Renewable energy generation is next on the list. The book surveys the strong growth of renewables across the globe and the range of business and employment opportunities they provide. The topics are familiar enough, but the details of the work of some of the companies add freshness to the survey. In one small-business example the book instances a company founded in 2006 that had grown by 2010 from its initial six employees to forty-five and is installing 4.1 megawatts of solar energy at twelve municipal and regional public water and wastewater treatment facilities in Massachusetts. The project will save Massachusetts $650,000 in energy costs per year.
The greening of buildings, which are responsible for almost half of all energy consumption and a more powerful driver of global warming than manufacturing or transport, opens up a wealth of prospects. The book notes the conservatism of the construction industry, but nevertheless describes as amazing the transformation in many parts of the industry as builders recognise that their future lies in creating low-carbon buildings. Buildings reaching high levels of green certification can be built for costs comparable with conventional buildings according to Harvard University, and are much cheaper to manage subsequently. Retrofitting of existing buildings repays the initial outlay within comparatively short times and continues to generate savings in the years that follow.
Transport with its call for new improved efficiency in vehicles, airplanes, trains and ships is an obvious candidate for new modes of moving people and stuff and the book points to new ways to profit from providing for this different future. The failure of the US auto industry to identify small fuel-efficient cars as the coming market cost it dearly. American airlines are lagging behind the Europeans in the airborne efficiency competition now under way and run the risk of seeing their profits decline substantially as a result. Public transport systems are being improved in many countries and offering markets for innovative train manufacturers. Skysails on boats are likely to increase, in retrofitting existing as well as outfitting new vessels. The book mentions two industrial companies using an air lubrication system to reduce friction by bubbling air across the vessel’s bottom.
New fuels are needed. If you’re not concerned about climate change you should be terrified of running out of oil, says the book. Saving the world from climate chaos and saving it from an early supply crunch are one and the same thing. Second-generation biofuels such as cellulosic ethanol and biodiesel and algae-based fuels are attracting increasing entrepreneurial attention. One firm, Better Place, is highlighted for its plans to implement the first electric car refuelling systems, selling battery electric cars and then selling the service of swapping out and recharging the batteries at specially designed and operated renewable charging stations, thus extending the range of the vehicles.
Sustainable agriculture is seen as crucial. The book is strongly critical of industrialised farming and its environmental effects. It provides many examples of successful farms which employ organic or other sustainable farming methods. Sustainable agriculture is a growth industry. It makes financial sense and ecological sense say the authors, and “is humanity’s best insurance policy against the onslaught of climate chaos”.

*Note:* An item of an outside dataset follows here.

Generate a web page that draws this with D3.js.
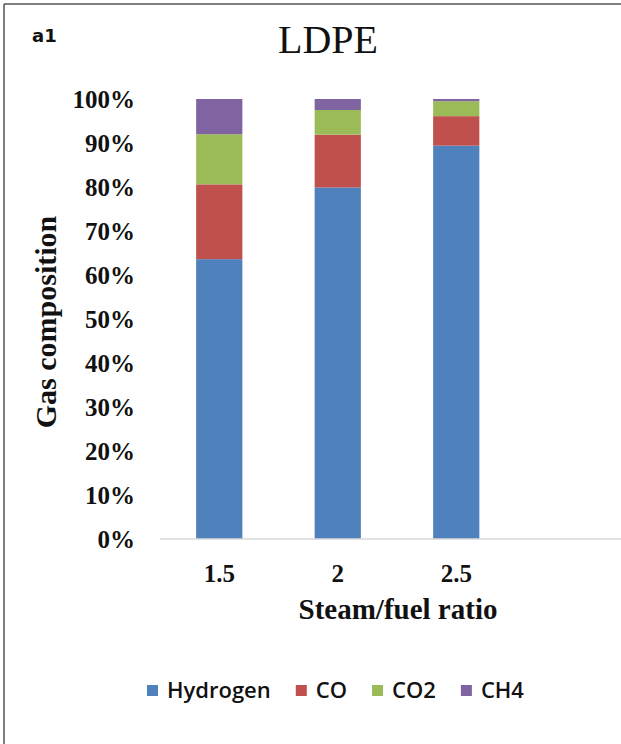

As one would expect of a book which expects much from capitalism, carbon markets with the purchase of carefully approved offsets are stoutly defended. Voluntary regional markets, in despite of the dereliction of duty by US federal and international climate negotiators, are hailed, and other widespread voluntary approaches described. Significant business opportunities exist in the carbon-trading sector as companies and countries get more serious about cutting their carbon emissions. Innovation is needed in creating carbon markets, in implementing self-regulation and in creating offsets that both cut carbon and also empower people in poorer communities to begin solving their own problems.
Turning to adaptation the book points out that many adaptive measures are profitable for business. It notes that the best adaptive measures also mitigate climate change. The separation is in some ways artificial. There is much to be done to assist adaptive strategies within existing industries, particularly insurance, energy, construction and tourism. But there are also newly emerging sectors which need attention from business and entrepreneurs. Water is one, including the vital task of delivering potable water to water-constrained populations; one interesting example is an innovative Swedish company which has developed a personal solar-powered water filter for rural residents in developing countries. Disaster preparedness and response is another emerging sector, including the design and provision of temporary shelters for displaced populations and measures to help prevent and monitor forest fires.
The authors are firm. Climate chaos is undeniable and the business community has an essential role to play in leading us out of the danger we are in. But not through business as usual, which they describe as “cheater capitalism”. Honest accounting shows that business which externalizes environmental and social costs is bad and unethical and won’t survive the destruction of ecosystems to which it leads. Business which makes sustainability the key driver of innovation will do well and will also hasten our abandonment of the fossil energy which has become so threatening to our future.
One doesn’t have to be a corporate executive or an entrepreneur to feel a sense of excitement at the invigorating stories of businesses already at work in climate protection and the further prospect opened up for a business-led transition to a sustainable future. No doubt I need to be reminded of the continuing power and influence of the fossil fuel industry, which won’t go quietly. But I was still heartened by the book.